As the episode continues one can't help but feel that there is too much padding. Some scenes are overlong, while the footage of the various locations is also excessive. However, Torchwood fans will lap up Captain Jack's visit to his daughter, which is undoubtedly poignant, and devour Ianto's amusing family, what with his sister's "are you bender?" inquisition. After all, Russell T Davies is a master at conjuring up supporting characters full of pathos and credibility. Similarly, our affections are also drawn to Home Office worker Lois, tortured abductee Timothy and the apparently nice NHS doctor Rupesh.

Yet for those new to the show, the Ianto/Jack family scenes only serve to take the focus away from the compelling child-related central plot, which seems in limbo for large chunks of the episode. Cult Spy has even shown it to a non-fan and this proved to be the case. It's too soon for new viewers to spend time gaping at long scenes with the relatives of characters they've barely been introduced to.

Nonetheless, everyone watching should be whipped into a frenzy by the fantastic final 15 minutes.
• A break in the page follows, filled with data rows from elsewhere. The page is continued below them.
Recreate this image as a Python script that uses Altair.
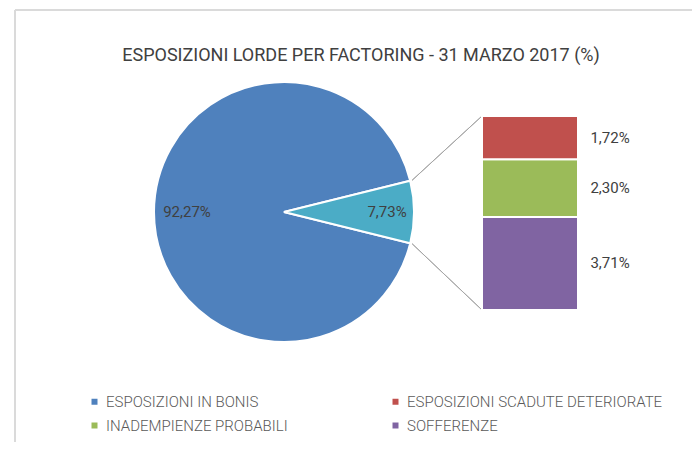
import math
import altair as alt
import pandas as pd

# ---- data ----
pie_cats = ["ESPOSIZIONI IN BONIS", "ESPOSIZIONI DETERIORATE"]
pie_vals = [92.27, 7.73]
bar_cats = ["SOFFERENZE", "INADEMPIENZE PROBABILI", "ESPOSIZIONI SCADUTE DETERIORATE"]
bar_vals = [3.71, 2.30, 1.72]
legend_cats = ["ESPOSIZIONI IN BONIS", "ESPOSIZIONI SCADUTE DETERIORATE",
               "INADEMPIENZE PROBABILI", "SOFFERENZE"]
all_cats = ["ESPOSIZIONI IN BONIS", "ESPOSIZIONI DETERIORATE",
            "ESPOSIZIONI SCADUTE DETERIORATE", "INADEMPIENZE PROBABILI", "SOFFERENZE"]
all_colors = ["#4F81BD", "#4BACC6", "#C0504D", "#9BBB59", "#8064A2"]

# ---- layout (view coordinates; screen = view + 8 (+ top padding)) ----
PAD_TOP = 70
W, H = 684, 434 - PAD_TOP
CX, CY, R = 276, 134, 130
BAR_X0, BAR_X1 = 474, 570
BAR_BOTTOM, BAR_TOP = 232, 38
FONT = "Roboto"
TXT = "#404040"

pie_df = pd.DataFrame({"cat": pie_cats, "v": pie_vals, "ord": [0, 1]})
bar_df = pd.DataFrame({"cat": bar_cats, "v": bar_vals, "ord": [0, 1, 2]})

half = pie_vals[1] * 3.6 / 2
t0 = math.radians(90 + half)
theta_scale = alt.Scale(domain=[0, 100], range=[t0, t0 + 2 * math.pi])
color_scale = alt.Scale(domain=all_cats, range=all_colors)
legend = alt.Legend(
    title=None, orient="none", legendX=79, legendY=316, columns=2, direction="horizontal",
    columnPadding=100, rowPadding=8, values=legend_cats, labelLimit=400,
    symbolType="square", symbolSize=36, symbolStrokeWidth=0, labelOffset=4,
    labelFont=FONT, labelFontSize=15, labelFontWeight=300, labelColor="#595959",
)
y_scale = alt.Scale(domain=[0, sum(bar_vals)], range=[BAR_BOTTOM, BAR_TOP], nice=False, zero=True)

lab_expr = "replace(format(datum.v, '.2f'), '.', ',') + '%'"

pie = alt.Chart(pie_df).mark_arc(outerRadius=R, stroke="white", strokeWidth=2).encode(
    theta=alt.Theta("v:Q", stack=True, scale=theta_scale),
    color=alt.Color("cat:N", scale=color_scale, legend=legend),
    order=alt.Order("ord:Q"),
    x=alt.value(CX), y=alt.value(CY),
)

def pie_label(idx, radius):
    return alt.Chart(pie_df).transform_stack(
        stack="v", groupby=[], as_=["s0", "s1"], sort=[alt.SortField("ord")]
    ).transform_calculate(
        mid="(datum.s0 + datum.s1) / 2", lab=lab_expr
    ).transform_filter(f"datum.ord == {idx}").mark_text(
        radius=radius, font=FONT, fontSize=15, color=TXT, align="center", baseline="middle"
    ).encode(
        theta=alt.Theta("mid:Q", stack=None, scale=theta_scale),
        text="lab:N",
        x=alt.value(CX), y=alt.value(CY),
    )

bar_base = alt.Chart(bar_df).transform_stack(
    stack="v", groupby=[], as_=["y0", "y1"], sort=[alt.SortField("ord")]
).transform_calculate(mid="(datum.y0 + datum.y1) / 2", lab=lab_expr)

bars = bar_base.mark_bar(stroke="white", strokeWidth=2).encode(
    x=alt.value(BAR_X0), x2=alt.value(BAR_X1),
    y=alt.Y("y0:Q", scale=y_scale, axis=None), y2="y1:Q",
    color=alt.Color("cat:N", scale=color_scale, legend=legend),
)
bar_text = bar_base.mark_text(font=FONT, fontSize=15, color=TXT, align="center", baseline="middle").encode(
    x=alt.value(602),
    y=alt.Y("mid:Q", scale=y_scale, axis=None),
    text="lab:N",
)

# connector lines from slice edge to bar corners
rr = R + 2
a1, a2 = math.radians(90 - half), math.radians(90 + half)
p1 = (CX + rr * math.sin(a1), CY - rr * math.cos(a1))
p2 = (CX + rr * math.sin(a2), CY - rr * math.cos(a2))
line_style = dict(color="#A6A6A6", strokeWidth=1)
conn1 = alt.Chart(pie_df).mark_rule(**line_style).encode(
    x=alt.value(p1[0]), y=alt.value(p1[1]), x2=alt.value(BAR_X0), y2=alt.value(BAR_TOP))
conn2 = alt.Chart(pie_df).mark_rule(**line_style).encode(
    x=alt.value(p2[0]), y=alt.value(p2[1]), x2=alt.value(BAR_X0), y2=alt.value(BAR_BOTTOM))

# frame lines
frame_style = dict(color="#DADADA", strokeWidth=2)
top_border = alt.Chart(pie_df).mark_rule(**frame_style).encode(
    x=alt.value(7), x2=alt.value(W), y=alt.value(-68))
left_border = alt.Chart(pie_df).mark_rule(**frame_style).encode(
    x=alt.value(7), y=alt.value(-68), y2=alt.value(H))

chart = alt.layer(
    top_border, left_border, pie, pie_label(0, 97), pie_label(1, 103),
    conn1, conn2, bars, bar_text,
).properties(
    width=W, height=H,
    title=alt.TitleParams(
        "ESPOSIZIONI LORDE PER FACTORING - 31 MARZO 2017 (%)",
        font=FONT, fontSize=18, fontWeight="normal", color=TXT,
        anchor="middle", offset=-56, dx=11, frame="group",
    ),
    autosize=alt.AutoSizeParams(type="none"),
    padding={"top": PAD_TOP, "left": 0, "right": 0, "bottom": 0},
).configure_view(stroke=None)

chart.save("out.html", embed_options={"renderer": "svg", "actions": False})
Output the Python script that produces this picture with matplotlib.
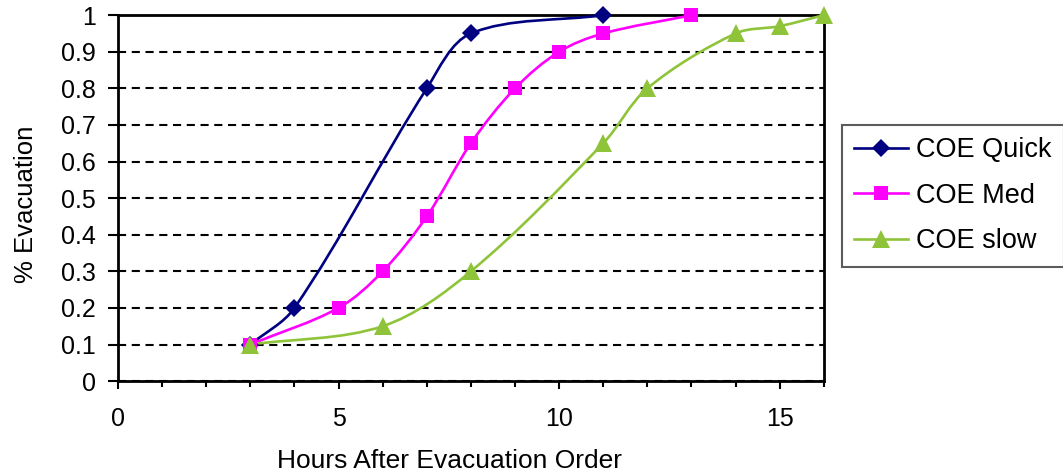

The twist about Rupesh's character is well engineered and executed, while the sudden shift in tone from the happiness of Gwen's pregnancy to the sudden despair of Captain Jack's own 'bomb in the oven' really heightens the drama.

More akin to Doctor Who in narrative concepts and style than before, Torchwood: Children Of Earth quickly builds up a large canvas with Russell T Davies painting a number of fine new characters and setting up a wonderful premise. It would have worked better for new viewers if it was cut down to 45 minutes, but the drama still packs a powerful punch and the brilliant cliffhanger will hopefully ensure a healthy turnout for 'Day Two'.